– Мы об этом еще побеседуем с вами, Нина! Позже!
– Анна Генриховна! – счел нужным вступиться Кошкин. – Все сказанное свидетельницами сегодня – чрезвычайно важно для следствия! Если я узнаю, что к любой из ваших воспитанниц были применены наказания за их заявления… право, у меня появятся основания думать, будто у руководства института есть что скрывать! И мне придется доложить об этом графу Шувалову.
Мейер испепелила его взглядом, но – отозвалась дружелюбно:
– Ну что вы, Степан Егорович, мы не наказываем наших девочек. Как вы могли такое подумать? Некоторые из них достойны наказания, весьма достойны! И все же Павловский сиротский институт – богоугодное заведение. Мы не бьем воспитанниц хворостиной и не морим голодом. И коленками на горох, поверьте, тоже не ставим. Если и есть какие наказания – то не сверх того, что указано в Уставе.
Отчего-то после этих слов Кошкин обеспокоился за судьбу Нины по-настоящему. Хотя прежде, признаться, лишь надеялся, что его заступничество расположит Юшину к нему, и она сделается доброжелательней.
Но нет, девица только холодно усмехнулась: видимо, и наказание ее не страшило.
Кошкин продолжил:
– Нина, вы обмолвились, что доктор Калинин имел зуб на доктора Кузина, как вы выразились. Что вы имели в виду?
Девица не смутилась и ответила запросто:
– Все знают, что прежде Калинин был главным врачом. А после его уволили, и место досталось Кузину. Ну а Калинина – земским врачом в дальнюю губернию отправили.
– За что Калинина уволили?
Нина только пожала плечами.
– Это все лишь ваши домыслы, Юшина! – разумеется, не могла смолчать госпожа Мейер. – Доктор Калинин сам просил освободить его от должности! Есть документ! Не верьте этой девочке, Степан Егорович!
– Анна Генриховна, вы ведь, кажется, не помнили, когда и почему доктор Калинин лишился места?.. Выходит, помните все же? И про документ помните? Так вы мне лгали?
Кошкин с деланным изумлением смотрел в глаза начальнице института и наблюдал, как она стремительно бледнеет и не знает, как оправдаться.
– Я не лгала, разумеется… я никогда не лгу… я вот только что припомнила о документе!
– Не сомневаюсь! – отрезал Кошкин. И снова заговорил с Ниной. – Расскажите, когда вы привели Феодосию в лазарет, окно было открыто или заперто?

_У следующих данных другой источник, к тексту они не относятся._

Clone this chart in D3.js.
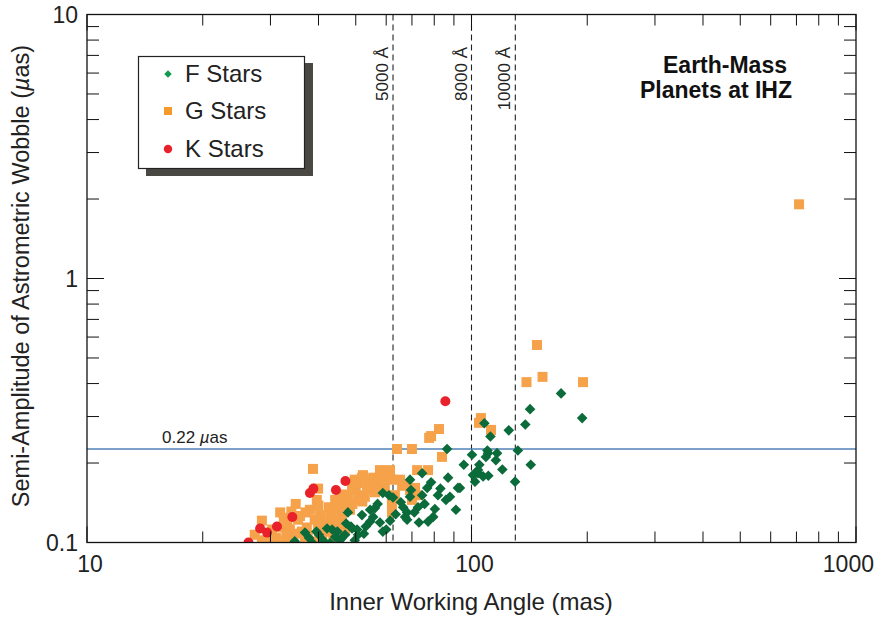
<!DOCTYPE html>
<html>
<head>
<meta charset="utf-8">
<script src="https://cdn.jsdelivr.net/npm/d3@7"></script>
<style>
  html, body { margin: 0; padding: 0; background: #ffffff; }
  svg { display: block; font-family: "Liberation Sans", Arial, Helvetica, sans-serif; }
</style>
</head>
<body>
<svg id="chart" width="878" height="618"></svg>
<script>
// ---------------- DATA ----------------
// [Inner Working Angle (mas), Semi-amplitude of astrometric wobble (µas)]
const fStars = [
  [36.9,0.109],[34.7,0.101],[38.5,0.100],[40.1,0.107],[42.1,0.113],[43.4,0.112],[44.2,0.105],[45.5,0.102],
  [47.7,0.130],[48.9,0.113],[49.7,0.102],[46.9,0.107],[46.0,0.104],[41.1,0.102],[42.9,0.0996],[50.4,0.112],
  [48.6,0.115],[50.7,0.107],[51.9,0.127],[53.1,0.115],[54.5,0.120],[54.5,0.133],[56.1,0.135],[57.8,0.119],
  [58.8,0.110],[58.8,0.154],[61.0,0.151],[61.4,0.121],[62.5,0.148],[66.4,0.136],[67.2,0.125],[68.0,0.122],
  [68.0,0.130],[69.2,0.149],[69.2,0.173],[69.6,0.158],[72.6,0.136],[73.0,0.119],[74.4,0.183],[74.4,0.151],
  [77.1,0.120],[76.7,0.161],[78.5,0.169],[80.3,0.134],[81.8,0.151],[85.8,0.145],[86.9,0.176],[87.9,0.149],
  [91.1,0.133],[92.2,0.161],[86.4,0.226],[95.5,0.197],[100.3,0.215],[104.0,0.188],[60.0,0.112],
  [37.8,0.104],[39.5,0.110],[44.8,0.110],[47.2,0.118],[52.5,0.108],[55.5,0.125],[57.0,0.140],[63.5,0.128],
  [65.5,0.142],[71.0,0.130],[75.5,0.140],[79.5,0.125],[83.0,0.160],
  [171,0.367],[142,0.320],[194,0.296],[138,0.280],[108,0.283],[125,0.266],[112,0.252],[132,0.223],
  [110,0.223],[110.4,0.218],[116.5,0.218],[109.0,0.211],[115.7,0.205],[104.8,0.197],[142.6,0.197],
  [120.3,0.189],[102.1,0.182],[104.0,0.183],[100.9,0.180],[110.6,0.179],[107.2,0.178],[102.1,0.170],
  [129.8,0.170],[93.3,0.161]
];
const gStars = [
  [27.3,0.107],[28.5,0.121],[28.5,0.102],[29.6,0.105],[30.3,0.112],[30.8,0.099],[31.8,0.130],[32.2,0.114],
  [32.8,0.102],[33.2,0.120],[33.7,0.112],[34.1,0.104],[34.9,0.140],[35.4,0.122],[35.8,0.126],[36.2,0.110],
  [36.9,0.102],[37.3,0.114],[38.0,0.133],[38.7,0.190],[39.1,0.122],[39.6,0.145],[39.9,0.160],[39.9,0.114],
  [40.4,0.127],[40.9,0.102],[41.6,0.110],[42.1,0.119],[42.6,0.136],[42.9,0.125],[43.7,0.105],[44.2,0.145],
  [44.7,0.117],[45.5,0.141],[46.0,0.124],[46.9,0.112],[47.7,0.151],[47.7,0.142],[48.3,0.133],[48.9,0.161],
  [49.7,0.173],[50.0,0.158],[50.4,0.168],[50.7,0.145],[51.3,0.151],[51.9,0.176],[52.2,0.180],[52.8,0.149],
  [53.5,0.162],[54.5,0.173],[55.5,0.176],[56.1,0.155],[56.8,0.165],[57.8,0.188],[58.5,0.176],[59.2,0.158],
  [59.5,0.162],[60.6,0.185],[61.4,0.188],[61.8,0.173],[62.1,0.141],[62.1,0.130],[63.2,0.151],[65.2,0.173],
  [66.0,0.164],[67.2,0.165],[69.2,0.158],[71.3,0.161],[72.2,0.151],[70.0,0.145],[72.2,0.188],[77.1,0.188],
  [29.0,0.100],[31.0,0.104],[33.0,0.106],[35.0,0.108],[37.5,0.106],[39.0,0.101],[41.0,0.117],[43.0,0.129],
  [45.0,0.133],[47.0,0.137],[49.0,0.140],[52.0,0.143],[54.0,0.160],[56.5,0.170],[46.0,0.152],[44.5,0.122],
  [40.0,0.138],[37.0,0.130],[34.0,0.131],[32.5,0.124],
  [64.0,0.226],[70.0,0.226],[78.5,0.253],[77.6,0.249],[82.3,0.269],[83.8,0.211],
  [105.8,0.296],[104.6,0.284],[112.4,0.267],[139,0.405],[148,0.56],[153,0.424],[195,0.405],[711,1.91]
];
const kStars = [
  [26.3,0.100],[28.2,0.113],[29.4,0.109],[31.2,0.115],[34.2,0.125],[38.0,0.154],[38.8,0.160],
  [44.4,0.158],[47.0,0.171],[85.5,0.343]
];
const wavelengthLines = [ { iwa: 62.5, label: "5000 Å" }, { iwa: 100, label: "8000 Å" }, { iwa: 130, label: "10000 Å" } ];
const thresholdValue = 0.226;
const thresholdLabel = ["0.22 ", "µ", "as"];
const xMajorTicks = [10, 100, 1000];
const xMinorTicks = [20,30,40,50,60,70,80,90,200,300,400,500,600,700,800,900];
const yMajorTicks = [0.1, 1, 10];
const yMinorTicks = [0.2,0.3,0.4,0.5,0.6,0.7,0.8,0.9,2,3,4,5,6,7,8,9];
const xTickLabels = ["10", "100", "1000"];
const yTickLabels = ["0.1", "1", "10"];
const legendLabels = ["F Stars", "G Stars", "K Stars"];
const titleLines = ["Earth-Mass", "Planets at IHZ"];
const xAxisTitle = "Inner Working Angle (mas)";
const yAxisTitle = ["Semi-Amplitude of Astrometric Wobble (", "µ", "as)"];

// ---------------- LAYOUT ----------------
const L = 87, R = 856, T = 14.5, B = 542.5;
const colors = { F: "#0b6b3a", G: "#f6a24a", K: "#e8212b", Flegend: "#109a4f" };

const svg = d3.select("#chart");
const x = d3.scaleLog().domain([10, 1000]).range([L, R]);
const y = d3.scaleLog().domain([0.1, 10]).range([B, T]);

svg.append("defs").append("clipPath").attr("id", "plotclip")
  .append("rect").attr("x", L).attr("y", T).attr("width", R - L).attr("height", B - T);

// wavelength dashed lines
const wl = svg.append("g");
wl.selectAll("line").data(wavelengthLines).join("line")
  .attr("x1", d => x(d.iwa)).attr("x2", d => x(d.iwa))
  .attr("y1", T).attr("y2", B)
  .attr("stroke", "#222").attr("stroke-width", 1.1).attr("stroke-dasharray", "6,4");
wl.selectAll("text").data(wavelengthLines).join("text")
  .attr("transform", d => `translate(${x(d.iwa) - 5},${47}) rotate(-90)`)
  .attr("text-anchor", "end")
  .attr("font-size", 17).attr("fill", "#222")
  .text(d => d.label);

// threshold line
svg.append("line")
  .attr("x1", L).attr("x2", R).attr("y1", y(thresholdValue)).attr("y2", y(thresholdValue))
  .attr("stroke", "#4f80b9").attr("stroke-width", 1.5);
const tl = svg.append("text").attr("x", 162).attr("y", y(thresholdValue) - 6)
  .attr("font-size", 17).attr("fill", "#222");
tl.selectAll("tspan").data(thresholdLabel).join("tspan")
  .attr("font-style", (d, i) => i === 1 ? "italic" : null).text(d => d);

// points
const pts = svg.append("g").attr("clip-path", "url(#plotclip)");
const sq = 10;
pts.selectAll("rect.g").data(gStars).join("rect").attr("class", "g")
  .attr("x", d => x(d[0]) - sq / 2).attr("y", d => y(d[1]) - sq / 2)
  .attr("width", sq).attr("height", sq).attr("fill", colors.G);
const diamond = d3.symbol().type(d3.symbolDiamond2).size(72);
pts.selectAll("path.f").data(fStars).join("path").attr("class", "f")
  .attr("d", diamond)
  .attr("transform", d => `translate(${x(d[0])},${y(d[1])})`)
  .attr("fill", colors.F);
pts.selectAll("circle.k").data(kStars).join("circle").attr("class", "k")
  .attr("cx", d => x(d[0])).attr("cy", d => y(d[1])).attr("r", 5)
  .attr("fill", colors.K);

// frame
svg.append("rect").attr("x", L).attr("y", T).attr("width", R - L).attr("height", B - T)
  .attr("fill", "none").attr("stroke", "#111").attr("stroke-width", 1.3);

// ticks (inward, all four sides)
const tk = svg.append("g").attr("stroke", "#111").attr("stroke-width", 1);
const xt = xMajorTicks.map(v => ({ v, len: 16 })).concat(xMinorTicks.map(v => ({ v, len: 11 })));
const yt = yMajorTicks.map(v => ({ v, len: 17 })).concat(yMinorTicks.map(v => ({ v, len: 12 })));
xt.forEach(d => {
  tk.append("line").attr("x1", x(d.v)).attr("x2", x(d.v)).attr("y1", B).attr("y2", B - d.len);
  tk.append("line").attr("x1", x(d.v)).attr("x2", x(d.v)).attr("y1", T).attr("y2", T + d.len);
});
yt.forEach(d => {
  tk.append("line").attr("y1", y(d.v)).attr("y2", y(d.v)).attr("x1", L).attr("x2", L + d.len);
  tk.append("line").attr("y1", y(d.v)).attr("y2", y(d.v)).attr("x1", R).attr("x2", R - d.len);
});

// tick labels
svg.append("g").selectAll("text").data(xMajorTicks).join("text")
  .attr("x", (d, i) => i === xMajorTicks.length - 1 ? 874 : x(d) + 3)
  .attr("y", 572)
  .attr("text-anchor", (d, i) => i === xMajorTicks.length - 1 ? "end" : "middle")
  .attr("font-size", 23).attr("fill", "#222").text((d, i) => xTickLabels[i]);
svg.append("g").selectAll("text").data(yMajorTicks).join("text")
  .attr("x", 78).attr("y", d => y(d) + 8).attr("text-anchor", "end")
  .attr("font-size", 23).attr("fill", "#222").text((d, i) => yTickLabels[i]);

// axis titles
svg.append("text").attr("x", 471).attr("y", 610).attr("text-anchor", "middle")
  .attr("font-size", 24).attr("fill", "#222").text(xAxisTitle);
const yl = svg.append("text").attr("transform", `translate(29,${276}) rotate(-90)`).attr("text-anchor", "middle")
  .attr("font-size", 23.5).attr("fill", "#222");
yl.selectAll("tspan").data(yAxisTitle).join("tspan")
  .attr("font-style", (d, i) => i === 1 ? "italic" : null).text(d => d);

// title
svg.append("g").selectAll("text").data(titleLines).join("text")
  .attr("x", (d, i) => i === 0 ? 725 : 716).attr("y", (d, i) => 73 + i * 25).attr("text-anchor", "middle")
  .attr("font-size", 23).attr("font-weight", "bold").attr("fill", "#111").text(d => d);

// legend
const lg = svg.append("g");
lg.append("rect").attr("x", 146).attr("y", 63).attr("width", 167).attr("height", 113).attr("fill", "#4a4843");
lg.append("rect").attr("x", 138.5).attr("y", 56.5).attr("width", 166).attr("height", 112)
  .attr("fill", "#fff").attr("stroke", "#222").attr("stroke-width", 1.2);
const ly = [74, 111, 149];
lg.append("path").attr("d", d3.symbol().type(d3.symbolDiamond2).size(36)).attr("transform", `translate(168,${ly[0]})`).attr("fill", colors.Flegend);
lg.append("rect").attr("x", 164).attr("y", ly[1] - 4).attr("width", 8).attr("height", 8).attr("fill", "#f59a2a");
lg.append("circle").attr("cx", 168).attr("cy", ly[2]).attr("r", 4.2).attr("fill", colors.K);
lg.selectAll("text").data(legendLabels).join("text")
  .attr("x", 185).attr("y", (d, i) => ly[i] + 8).attr("font-size", 24).attr("fill", "#222").text(d => d);
</script>
</body>
</html>
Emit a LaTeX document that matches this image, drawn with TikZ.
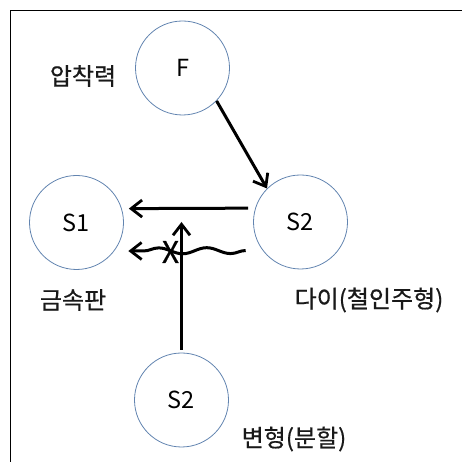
\documentclass[tikz,border=0pt]{standalone}
\usepackage{fontspec}
\setmainfont{Noto Sans CJK KR}
\newfontfamily\labelfont{Noto Sans CJK KR}[FakeBold=0.6]
\usetikzlibrary{arrows.meta,decorations.pathmorphing,calc}
\definecolor{ringblue}{RGB}{98,132,176}
\begin{document}
\begin{tikzpicture}[x=1pt,y=1pt,
  ring/.style={circle,draw=ringblue,line width=0.8pt,minimum size=94pt,inner sep=0pt,
    font=\fontsize{23.5}{26}\selectfont},
  lbl/.style={font=\labelfont\fontsize{24}{26}\selectfont,text=black!90,inner sep=0pt},
  flow/.style={line width=3pt,-{Straight Barb[length=11pt,width=17pt,line width=2.8pt]}},
  frameline/.style={line width=1.4pt}]
\useasboundingbox (0,0) rectangle (462,462);
% open frame along the top and left edges
\draw[frameline] (10.5,0) -- (10.5,451.5) -- (462,451.5);

% states
\node[ring] (F)   at (182.5,394) {F};
\node[ring] (S1)  at (76.5,239.5) {S1};
\node[ring] (S2r) at (300.5,240) {S2};
\node[ring] (S2b) at (181.5,62) {S2};

% captions
\node[lbl] (tF)   at (83,386) {압착력};
\node[lbl] (tS1)  at (73,162) {금속판};
\node[lbl] (tS2r) at (369,162) {다이(철인주형)};
\node[lbl] (tS2b) at (294,23) {변형(분할)};

% transitions
\draw[flow] (F.-44) -- (S2r.135);
\draw[flow,shorten <=7pt,shorten >=7pt] (S2r.163) -- (S1.17);
\coordinate (hit) at (181.5,240);
\draw[flow,shorten <=3pt] (S2b.north) -- (hit);
\coordinate (waveA) at ($(S2r.217)+(-17,0)$);
\coordinate (waveB) at ($(S1.-37)+(14,0)$);
\draw[flow,decorate,decoration={snake,amplitude=3pt,segment length=48pt,post length=14pt}]
  (waveA) -- (waveB);
% blocked path mark
\node[font=\labelfont\fontsize{30}{32}\selectfont,inner sep=0pt,anchor=base] (cross) at (170.5,199) {X};
\end{tikzpicture}
\end{document}
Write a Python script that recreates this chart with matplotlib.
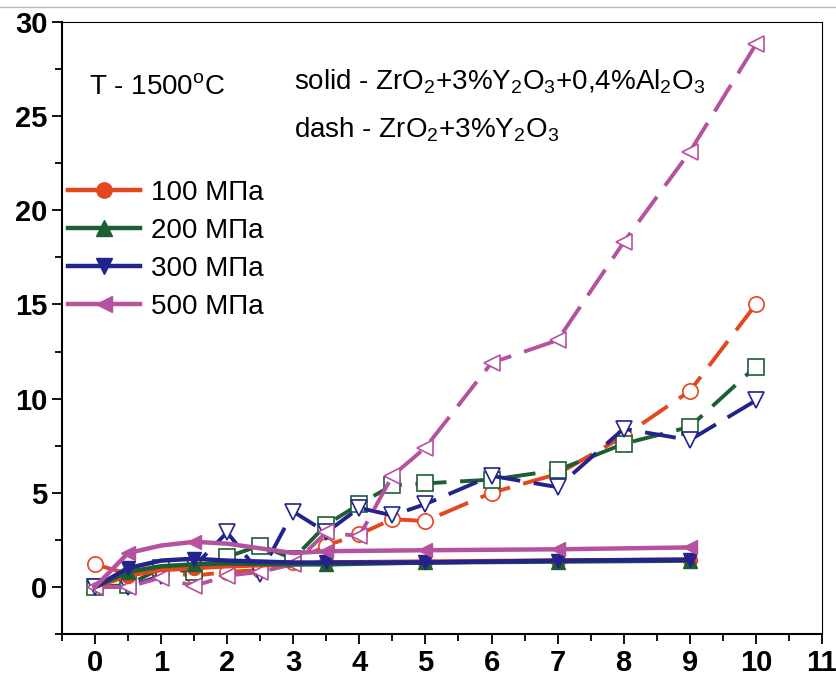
import matplotlib

matplotlib.use("Agg")
import matplotlib.pyplot as plt
from matplotlib.lines import Line2D
from matplotlib.ticker import MultipleLocator

plt.rcParams["font.family"] = "Liberation Sans"
plt.rcParams["mathtext.fontset"] = "custom"
plt.rcParams["mathtext.rm"] = "Liberation Sans"

# dashed series: ZrO2 + 3% Y2O3
x_dash = [0, 0.5, 1, 1.5, 2, 2.5, 3, 3.5, 4, 4.5, 5, 6, 7, 8, 9, 10]
d100 = [1.2, 0.7, 0.8, 0.6, 0.8, 0.9, 1.3, 2.2, 2.8, 3.6, 3.5, 5.0, 6.0, 8.0, 10.4, 15.0]
d200 = [0.0, 0.1, 1.0, 0.8, 1.6, 2.2, 1.5, 3.3, 4.4, 5.4, 5.5, 5.7, 6.2, 7.6, 8.5, 11.7]
d300 = [0.0, 0.0, 0.6, 1.1, 2.9, 0.7, 4.0, 2.9, 4.2, 3.8, 4.4, 5.9, 5.3, 8.4, 7.8, 9.9]
d500 = [0.0, 0.0, 0.5, 0.05, 0.6, 0.8, 1.2, 2.9, 2.7, 5.9, 7.4, 11.9, 13.1, 18.3, 23.1, 28.8]

# solid series: ZrO2 + 3% Y2O3 + 0.4% Al2O3
x_solid = [0, 0.5, 1, 1.5, 2, 3, 3.5, 5, 7, 9]
s100 = [0, 0.6, 0.9, 1.0, 1.1, 1.2, 1.3, 1.35, 1.4, 1.45]
s200 = [0, 0.8, 1.1, 1.2, 1.25, 1.2, 1.2, 1.3, 1.35, 1.4]
s300 = [0, 1.0, 1.4, 1.5, 1.4, 1.3, 1.3, 1.3, 1.4, 1.45]
s500 = [0, 1.8, 2.2, 2.4, 2.3, 1.8, 1.9, 1.95, 2.0, 2.1]

labels = ["100 МПа", "200 МПа", "300 МПа", "500 МПа"]
colors = ["#E4461E", "#1D5E33", "#23238C", "#B4529F"]
solid_markers = ["o", "^", "v", "<"]
dash_markers = ["o", "s", "v", "<"]

fig = plt.figure(figsize=(8.37, 6.84), dpi=100)
ax = fig.add_axes([0.074, 0.073, 0.908, 0.895])

# dashed lines with open markers
for ys, c, m in zip([d100, d200, d300, d500], colors, dash_markers):
    ax.plot(x_dash, ys, color=c, lw=2.8, dashes=(8, 3.5), marker=m,
            ms=11, mfc="white", mec=c, mew=1.2, zorder=2)

# solid lines with filled markers
for ys, c, m in zip([s100, s200, s300, s500], colors, solid_markers):
    ax.plot(x_solid, ys, color=c, lw=3.2, marker=m, ms=10,
            markevery=[1, 3, 6, 7, 8, 9], mfc=c, mec=c, zorder=3)

ax.set_xlim(-0.5, 11)
ax.set_ylim(-2.5, 30)
ax.xaxis.set_major_locator(MultipleLocator(1))
ax.xaxis.set_minor_locator(MultipleLocator(0.5))
ax.yaxis.set_major_locator(MultipleLocator(5))
ax.yaxis.set_minor_locator(MultipleLocator(2.5))
ax.tick_params(which="both", direction="out", top=False, right=False,
               width=1.3)
ax.tick_params(which="major", length=7, labelsize=21)
ax.tick_params(which="minor", length=5)
for lbl in ax.get_xticklabels() + ax.get_yticklabels():
    lbl.set_fontweight("bold")
for sp in ax.spines.values():
    sp.set_linewidth(1.5)
ax.spines["top"].set_linewidth(0.8)
ax.spines["right"].set_linewidth(0.8)

# legend
handles = [Line2D([], [], color=c, lw=3.2, marker=m, ms=11, mfc=c, mec=c)
           for c, m in zip(colors, solid_markers)]
ax.legend(handles, labels, loc="upper left", bbox_to_anchor=(0.008, 0.742),
          frameon=False, fontsize=20, handlelength=2.6, handletextpad=0.4,
          labelspacing=0.43, borderaxespad=0, borderpad=0)

ax.text(0.035, 0.892, r"T - 1500$^\mathregular{o}$C", transform=ax.transAxes,
        fontsize=20, va="center")
ax.text(0.305, 0.902,
        r"solid - ZrO$_\mathregular{2}$+3%Y$_\mathregular{2}$O$_\mathregular{3}$"
        r"+0,4%Al$_\mathregular{2}$O$_\mathregular{3}$",
        transform=ax.transAxes, fontsize=20, va="center")
ax.text(0.305, 0.824,
        r"dash - ZrO$_\mathregular{2}$+3%Y$_\mathregular{2}$O$_\mathregular{3}$",
        transform=ax.transAxes, fontsize=20, va="center")

# thin border line at the top of the image
fig.add_artist(Line2D([0, 1], [0.99, 0.99], color="#BBBBBB", lw=1,
                      transform=fig.transFigure))

fig.savefig("out.png", dpi=100)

– Заперто, – пожала плечами Нина. – Еще недостаточно тепло, чтобы окна ночью открывать.
– Вы это хорошо помните?
Нина утомленно вздохнула:
– Я даже помню щеколду, на которое оно было заперто. И вы ведь не думаете, что кто-то вскарабкался на второй этаж по отвесной стене, когда рядом есть черная лестница!
Теперь уж Кошкин неопределенно пожал плечами, с интересом наблюдая то за девушкой, то за начальницей института:
– Я слышал, что черная лестница на ночь запирается. Не так ли, Анна Генриховна?
– Разумеется! Каждый вечер в девять часов все двери заперты! – горячо согласилась Мейер.
На что Нина снова холодно и самодовольно улыбнулась.
А Кошкин спросил:
– Нина, раз вы так хорошо помните окно в лазарете, подскажите, что стояло на подоконнике возле него?
Даже начальница института, забыв поджать губы, ждала ее ответа с интересом. Но Нина покачала головой и как будто вполне искренне отозвалась:
– На подоконнике ничего не было. Он был пуст.
Глава 6. Незнакомка
Когда с допросами было покончено, шел восьмой час утра, и, по-хорошему, следовало начинать новый рабочий день. Рядовым полицейским не позавидуешь, но Кошкин, слава Богу, вполне мог поехать домой и, если и не завалиться спать, то хотя бы умыться, переодеться и позавтракать, прежде чем вернуться на Фонтанку.